Marche militaire « Yorckscher »

Chacque vendredi, Beethoven est ici. Pour le 250e anniversaire de la naissance de Beethoven, la Revue Musicale Suisse jettera chaque semaine un œil sur une œuvre différente de son catalogue. Aujourd’hui pour la marche militaire n° 1 en fa majeur WoO 18 « Yorckscher »

Extrait du portrait de Beethoven par Joseph Karl Stieler, ca. 1820

La foisonnante vie musicale viennoise nous fait souvent oublier que la guerre faisait rage en Europe au début du 19e siècle, certes pas partout en même temps, mais durant des années. Ces troubles sont provoqués par Napoléon, qui combat d’abord contre l’Autriche, puis contre la Prusse et simultanément dans la péninsule ibérique, puis enfin contre la Russie et de nouveau contre les troupes alliées en Allemagne centrale. Le nombre de victimes de chaque côté se chiffre en centaines de milliers, même en millions au total. La Grande Armée à elle seule passe en quelques mois des 600 000 soldats à près de 10 000 hommes seulement. La victoire des troupes russes n’entrera dans l’histoire de la musique que des décennies plus tard, avec l’Ouverture solennelle 1812 de Tchaïkovski. Mais c’est immédiatement après l’événement que Beethoven compose un hommage bruyant à la bataille de Vitoria, en Espagne (1813), avec la Victoire de Wellington op. 91. En revanche, les nombreuses compositions de plusieurs contemporains pour la bataille décisive de Leipzig (1813) sont depuis longtemps tombées dans l’oubli.

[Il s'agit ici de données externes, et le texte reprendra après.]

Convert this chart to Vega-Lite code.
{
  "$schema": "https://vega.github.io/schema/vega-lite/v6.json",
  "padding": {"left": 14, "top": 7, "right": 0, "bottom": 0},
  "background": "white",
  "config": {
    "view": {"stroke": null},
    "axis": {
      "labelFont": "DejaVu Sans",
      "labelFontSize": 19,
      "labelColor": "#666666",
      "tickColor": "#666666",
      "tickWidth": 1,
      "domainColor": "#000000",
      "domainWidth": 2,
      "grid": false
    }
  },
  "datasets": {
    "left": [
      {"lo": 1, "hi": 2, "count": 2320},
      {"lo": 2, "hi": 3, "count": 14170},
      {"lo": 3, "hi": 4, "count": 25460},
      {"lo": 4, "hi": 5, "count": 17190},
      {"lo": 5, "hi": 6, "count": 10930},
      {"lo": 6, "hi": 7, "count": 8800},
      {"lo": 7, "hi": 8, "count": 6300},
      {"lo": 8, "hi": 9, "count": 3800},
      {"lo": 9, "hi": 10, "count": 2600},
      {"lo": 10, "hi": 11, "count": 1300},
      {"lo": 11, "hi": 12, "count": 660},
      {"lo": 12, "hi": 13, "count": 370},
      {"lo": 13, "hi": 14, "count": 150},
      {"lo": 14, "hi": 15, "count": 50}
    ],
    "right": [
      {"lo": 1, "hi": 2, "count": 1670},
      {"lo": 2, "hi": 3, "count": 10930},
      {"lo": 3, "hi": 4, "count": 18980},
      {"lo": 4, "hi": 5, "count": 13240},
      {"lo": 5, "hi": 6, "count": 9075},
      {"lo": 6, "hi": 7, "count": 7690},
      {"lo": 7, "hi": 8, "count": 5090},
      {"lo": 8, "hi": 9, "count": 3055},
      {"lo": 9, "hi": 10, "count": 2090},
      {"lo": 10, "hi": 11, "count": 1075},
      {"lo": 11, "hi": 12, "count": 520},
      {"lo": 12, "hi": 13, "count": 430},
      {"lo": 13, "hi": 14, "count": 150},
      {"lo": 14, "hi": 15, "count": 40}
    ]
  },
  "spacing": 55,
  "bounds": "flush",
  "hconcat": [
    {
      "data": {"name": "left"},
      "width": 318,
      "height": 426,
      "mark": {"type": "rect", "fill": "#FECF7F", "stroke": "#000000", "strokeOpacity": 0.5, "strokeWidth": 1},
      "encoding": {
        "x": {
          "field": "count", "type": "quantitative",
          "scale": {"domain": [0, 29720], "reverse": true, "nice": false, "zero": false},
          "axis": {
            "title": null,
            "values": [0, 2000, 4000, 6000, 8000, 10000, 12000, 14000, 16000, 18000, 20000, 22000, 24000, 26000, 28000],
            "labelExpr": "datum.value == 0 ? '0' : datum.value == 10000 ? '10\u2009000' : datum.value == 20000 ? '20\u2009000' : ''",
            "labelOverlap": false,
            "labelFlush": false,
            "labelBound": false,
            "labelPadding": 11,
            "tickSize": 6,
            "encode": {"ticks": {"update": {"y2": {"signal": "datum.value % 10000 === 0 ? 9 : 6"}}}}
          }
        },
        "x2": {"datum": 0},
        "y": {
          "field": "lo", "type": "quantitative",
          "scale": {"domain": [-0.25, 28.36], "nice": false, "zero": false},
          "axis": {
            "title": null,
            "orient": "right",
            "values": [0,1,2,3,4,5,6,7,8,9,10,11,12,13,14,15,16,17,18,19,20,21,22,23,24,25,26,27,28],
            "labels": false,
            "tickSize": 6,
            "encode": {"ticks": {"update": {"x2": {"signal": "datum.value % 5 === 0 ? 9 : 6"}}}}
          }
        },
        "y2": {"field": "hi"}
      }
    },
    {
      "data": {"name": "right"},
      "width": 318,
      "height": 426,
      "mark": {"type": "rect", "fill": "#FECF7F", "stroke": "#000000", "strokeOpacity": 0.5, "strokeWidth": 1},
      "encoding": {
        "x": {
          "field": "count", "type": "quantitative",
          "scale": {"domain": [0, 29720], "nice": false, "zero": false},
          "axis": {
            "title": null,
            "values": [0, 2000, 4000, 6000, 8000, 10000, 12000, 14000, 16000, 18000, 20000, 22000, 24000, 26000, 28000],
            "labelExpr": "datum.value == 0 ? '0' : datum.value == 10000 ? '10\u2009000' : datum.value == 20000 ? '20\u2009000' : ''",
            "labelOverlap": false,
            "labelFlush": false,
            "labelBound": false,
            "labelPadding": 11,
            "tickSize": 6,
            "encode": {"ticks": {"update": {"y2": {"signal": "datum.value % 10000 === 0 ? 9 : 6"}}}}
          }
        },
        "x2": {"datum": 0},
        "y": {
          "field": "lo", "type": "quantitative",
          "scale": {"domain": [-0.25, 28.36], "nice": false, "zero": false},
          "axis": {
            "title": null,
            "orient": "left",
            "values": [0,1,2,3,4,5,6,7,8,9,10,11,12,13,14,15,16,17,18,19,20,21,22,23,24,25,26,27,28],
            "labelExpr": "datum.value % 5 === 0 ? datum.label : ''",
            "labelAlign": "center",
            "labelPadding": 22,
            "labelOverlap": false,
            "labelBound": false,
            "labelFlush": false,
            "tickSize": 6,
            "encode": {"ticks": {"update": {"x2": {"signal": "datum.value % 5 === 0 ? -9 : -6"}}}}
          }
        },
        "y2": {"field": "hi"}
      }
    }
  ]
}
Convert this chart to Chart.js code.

Beethoven ne pouvait et ne voulait pas se soustraire aux exigences du « front patriotique » viennois et, en 1809/10, il soutient le moral des troupes par plusieurs marches. Celle en fa majeur (WoO 18) a été initialement écrite pour une petite fanfare, et dédiée à l’archiduc Anton Viktor Joseph d’Autriche et à son régiment « Hoch- und Deutschmeister ». Mais Beethoven prend une nouvelle décision et, dans le manuscrit, dédie ces quelques mesures à la « Bohemian Landwehr » (un régiment d’infanterie de réserve). Entre-temps, la marche a été utilisée comme musique de manège lors d’un dressage de cavaliers dans le jardin du château de Laxenburg, ce que Beethoven commente avec ironie : « Je vais voir si elle peut faire faire aux cavaliers d’habiles galipettes ». Cependant, la pièce acquiert sa renommée uniquement après sa publication en 1817/18 dans la collection de la Marche de l’armée royale prussienne en tant que « musique turque » – cette fois en hommage à une unité commandée par Ludwig York von Wartenburg, ce qui lui vaudra son nom de Marche « Yorkscher » sans aucune intervention du compositeur.

Musicalement, Beethoven a même anobli cette composition de circonstance. Le rythme en anapeste sur une seule note en constitue la cellule centrale. Il est suivi de séquences qui élargissent l’espace tonal de l’ouverture, d’abord à la seconde, puis à la quarte en passant par la tierce, tandis que le mouvement suivant est conduit mélodiquement de la quinte via la sixte jusqu’à la dominante. Dans la deuxième partie, après que le motif a été condensé, il se dissout – et contient des pauses plutôt dangereuses pour la synchronisation militaire.

Le fait que Beethoven ait ajouté un trio à cette marche en 1822/23 est resté largement oublié dans les représentations civiles de cette œuvre jusqu’à ce jour.